**Task objective**
Quote all lines below exactly. Images stay out.

++++ Provided material

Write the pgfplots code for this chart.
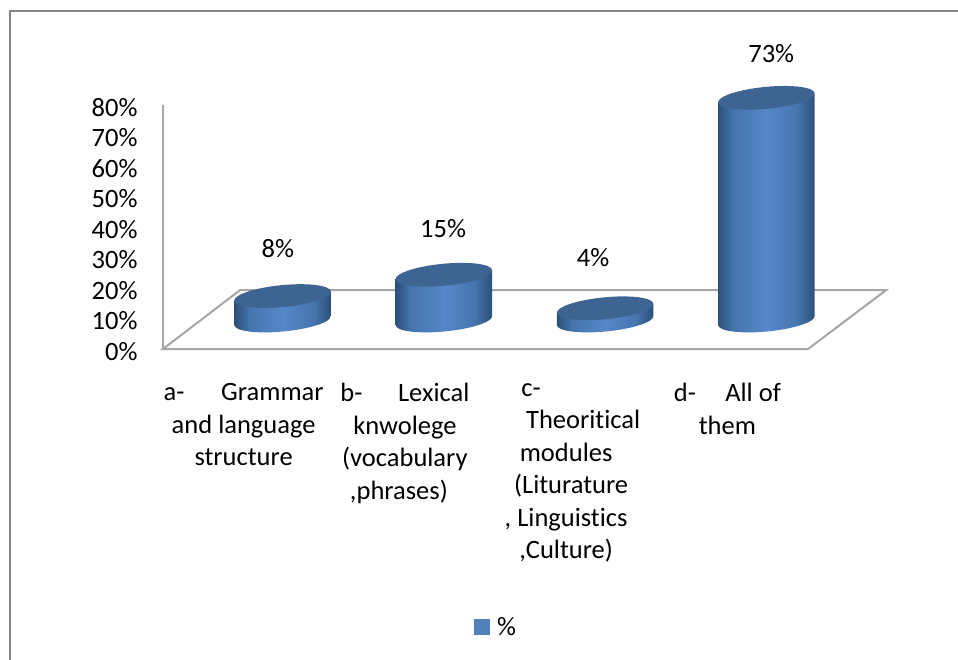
\documentclass[border=0pt]{standalone}
\usepackage{pgfplots}
\pgfplotsset{compat=1.18}
\usepackage{fontspec}
\setmainfont{Carlito}[Ligatures=NoCommon]
\definecolor{cA}{HTML}{2C4F78}
\definecolor{cB}{HTML}{4675AE}
\definecolor{cC}{HTML}{5588C9}
\definecolor{cTop}{HTML}{3E6592}
\definecolor{gridg}{HTML}{A6A6A6}
\definecolor{frameg}{HTML}{868686}
\definecolor{legb}{HTML}{4F81BD}
\pgfdeclarehorizontalshading{cylshade}{100bp}{color(0bp)=(cA);color(25bp)=(cA);color(33bp)=(cB);color(50bp)=(cC);color(66bp)=(cB);color(75bp)=(cA);color(100bp)=(cA)}
\newcommand{\txt}{\fontsize{26.5}{32.5}\selectfont}
\begin{document}
\begin{tikzpicture}[x=1pt,y=1pt]
\path[use as bounding box] (0,0) rectangle (958,659);
\draw[frameg,line width=2.2pt] (10,-2) -- (10,648) -- (960,648);
\begin{axis}[
  at={(163pt,310pt)},anchor=south west,
  scale only axis,width=645pt,height=244pt,
  xmin=-0.5,xmax=3.5,ymin=0,ymax=80,
  axis x line=none,
  axis y line=left,
  y axis line style={-,gridg,line width=2pt},
  ytick={0,10,20,30,40,50,60,70,80},
  yticklabels={0\%,10\%,20\%,30\%,40\%,50\%,60\%,70\%,80\%},
  major tick length=0pt,
  yticklabel style={font=\txt,anchor=east,xshift=-22pt,yshift=-2.5pt},
  clip=false,
]
\addplot[gridg,line width=2pt] coordinates {(-0.0225,19.3) (-0.5,0) (3.5,0) (3.984,19.3) (-0.0225,19.3)};
\node[font=\txt,align=center,anchor=north,inner sep=0pt] at (axis cs:0,-11.2) {\makebox[160pt]{a-\hfill Grammar}\\and language\\structure};
\node[font=\txt,align=center,anchor=north,inner sep=0pt] at (axis cs:1,-11.2) {\makebox[129pt]{b-\hfill Lexical}\\knwolege\\(vocabulary\\\hspace*{-12pt},phrases)};
\node[font=\txt,align=center,anchor=north,inner sep=0pt] at (axis cs:2,-11.2) {c-\hspace*{70pt}\\\hspace*{34pt}Theoritical\\modules\\\hspace*{10pt}(Liturature\\, Linguistics\\,Culture)};
\node[font=\txt,align=center,anchor=north,inner sep=0pt] at (axis cs:3,-11.2) {\makebox[107pt]{d-\hfill All of}\\them};
\end{axis}
\begin{axis}[
  at={(202pt,338.5pt)},anchor=south west,
  scale only axis,width=645pt,height=244pt,
  xmin=-0.5,xmax=3.5,ymin=0,ymax=80,
  hide axis,clip=false,
  legend style={at={(0.4555,-1.256)},anchor=center,draw=none,fill=none,font=\txt,inner sep=0pt},
  legend image code/.code={\fill[legb] (0pt,-7.5pt) rectangle (15pt,7.5pt);},
]
\addplot[
  scatter,only marks,mark=*,mark size=0pt,mark options={draw=none,fill=none},
  visualization depends on={y \as \rawy},
  scatter/@pre marker code/.code={%
    \pgfmathsetmacro{\hh}{\rawy*3.05}%
    \begin{pgfscope}
    \pgfpathmoveto{\pgfpoint{-48.3pt}{-4.41pt}}%
    \pgfpathlineto{\pgfpoint{-48.3pt}{-4.41pt-\hh pt}}%
    \pgfpatharcaxes{178.75}{358.75}{\pgfpoint{48.28pt}{4.65pt}}{\pgfpoint{-1.05pt}{10.95pt}}%
    \pgfpathlineto{\pgfpoint{48.3pt}{4.41pt}}%
    \pgfpathclose
    \pgfshadepath{cylshade}{0}%
    \pgfusepath{discard}%
    \end{pgfscope}
    \begin{pgfscope}
    \pgfsetfillcolor{cTop}%
    \pgfpathellipse{\pgfpointorigin}{\pgfpoint{48.28pt}{4.65pt}}{\pgfpoint{-1.05pt}{10.95pt}}%
    \pgfusepath{fill}%
    \end{pgfscope}
  },
  scatter/@post marker code/.code={},
] coordinates {(0,8) (1,15) (2,4) (3,73)};
\addlegendentry{\hspace{6pt}\%}
\node[font=\txt] at (axis cs:-0.03,23.5) {8\%};
\node[font=\txt] at (axis cs:0.995,30.2) {15\%};
\node[font=\txt] at (axis cs:1.925,20.5) {4\%};
\node[font=\txt] at (axis cs:3.03,87.4) {73\%};
\end{axis}
\end{tikzpicture}
\end{document}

++++++++

**Complete output**
Write the pgfplots code for this chart.
\documentclass[border=0pt]{standalone}
\usepackage{pgfplots}
\pgfplotsset{compat=1.18}
\usepackage{fontspec}
\setmainfont{Carlito}[Ligatures=NoCommon]
\definecolor{cA}{HTML}{2C4F78}
\definecolor{cB}{HTML}{4675AE}
\definecolor{cC}{HTML}{5588C9}
\definecolor{cTop}{HTML}{3E6592}
\definecolor{gridg}{HTML}{A6A6A6}
\definecolor{frameg}{HTML}{868686}
\definecolor{legb}{HTML}{4F81BD}
\pgfdeclarehorizontalshading{cylshade}{100bp}{color(0bp)=(cA);color(25bp)=(cA);color(33bp)=(cB);color(50bp)=(cC);color(66bp)=(cB);color(75bp)=(cA);color(100bp)=(cA)}
\newcommand{\txt}{\fontsize{26.5}{32.5}\selectfont}
\begin{document}
\begin{tikzpicture}[x=1pt,y=1pt]
\path[use as bounding box] (0,0) rectangle (958,659);
\draw[frameg,line width=2.2pt] (10,-2) -- (10,648) -- (960,648);
\begin{axis}[
  at={(163pt,310pt)},anchor=south west,
  scale only axis,width=645pt,height=244pt,
  xmin=-0.5,xmax=3.5,ymin=0,ymax=80,
  axis x line=none,
  axis y line=left,
  y axis line style={-,gridg,line width=2pt},
  ytick={0,10,20,30,40,50,60,70,80},
  yticklabels={0\%,10\%,20\%,30\%,40\%,50\%,60\%,70\%,80\%},
  major tick length=0pt,
  yticklabel style={font=\txt,anchor=east,xshift=-22pt,yshift=-2.5pt},
  clip=false,
]
\addplot[gridg,line width=2pt] coordinates {(-0.0225,19.3) (-0.5,0) (3.5,0) (3.984,19.3) (-0.0225,19.3)};
\node[font=\txt,align=center,anchor=north,inner sep=0pt] at (axis cs:0,-11.2) {\makebox[160pt]{a-\hfill Grammar}\\and language\\structure};
\node[font=\txt,align=center,anchor=north,inner sep=0pt] at (axis cs:1,-11.2) {\makebox[129pt]{b-\hfill Lexical}\\knwolege\\(vocabulary\\\hspace*{-12pt},phrases)};
\node[font=\txt,align=center,anchor=north,inner sep=0pt] at (axis cs:2,-11.2) {c-\hspace*{70pt}\\\hspace*{34pt}Theoritical\\modules\\\hspace*{10pt}(Liturature\\, Linguistics\\,Culture)};
\node[font=\txt,align=center,anchor=north,inner sep=0pt] at (axis cs:3,-11.2) {\makebox[107pt]{d-\hfill All of}\\them};
\end{axis}
\begin{axis}[
  at={(202pt,338.5pt)},anchor=south west,
  scale only axis,width=645pt,height=244pt,
  xmin=-0.5,xmax=3.5,ymin=0,ymax=80,
  hide axis,clip=false,
  legend style={at={(0.4555,-1.256)},anchor=center,draw=none,fill=none,font=\txt,inner sep=0pt},
  legend image code/.code={\fill[legb] (0pt,-7.5pt) rectangle (15pt,7.5pt);},
]
\addplot[
  scatter,only marks,mark=*,mark size=0pt,mark options={draw=none,fill=none},
  visualization depends on={y \as \rawy},
  scatter/@pre marker code/.code={%
    \pgfmathsetmacro{\hh}{\rawy*3.05}%
    \begin{pgfscope}
    \pgfpathmoveto{\pgfpoint{-48.3pt}{-4.41pt}}%
    \pgfpathlineto{\pgfpoint{-48.3pt}{-4.41pt-\hh pt}}%
    \pgfpatharcaxes{178.75}{358.75}{\pgfpoint{48.28pt}{4.65pt}}{\pgfpoint{-1.05pt}{10.95pt}}%
    \pgfpathlineto{\pgfpoint{48.3pt}{4.41pt}}%
    \pgfpathclose
    \pgfshadepath{cylshade}{0}%
    \pgfusepath{discard}%
    \end{pgfscope}
    \begin{pgfscope}
    \pgfsetfillcolor{cTop}%
    \pgfpathellipse{\pgfpointorigin}{\pgfpoint{48.28pt}{4.65pt}}{\pgfpoint{-1.05pt}{10.95pt}}%
    \pgfusepath{fill}%
    \end{pgfscope}
  },
  scatter/@post marker code/.code={},
] coordinates {(0,8) (1,15) (2,4) (3,73)};
\addlegendentry{\hspace{6pt}\%}
\node[font=\txt] at (axis cs:-0.03,23.5) {8\%};
\node[font=\txt] at (axis cs:0.995,30.2) {15\%};
\node[font=\txt] at (axis cs:1.925,20.5) {4\%};
\node[font=\txt] at (axis cs:3.03,87.4) {73\%};
\end{axis}
\end{tikzpicture}
\end{document}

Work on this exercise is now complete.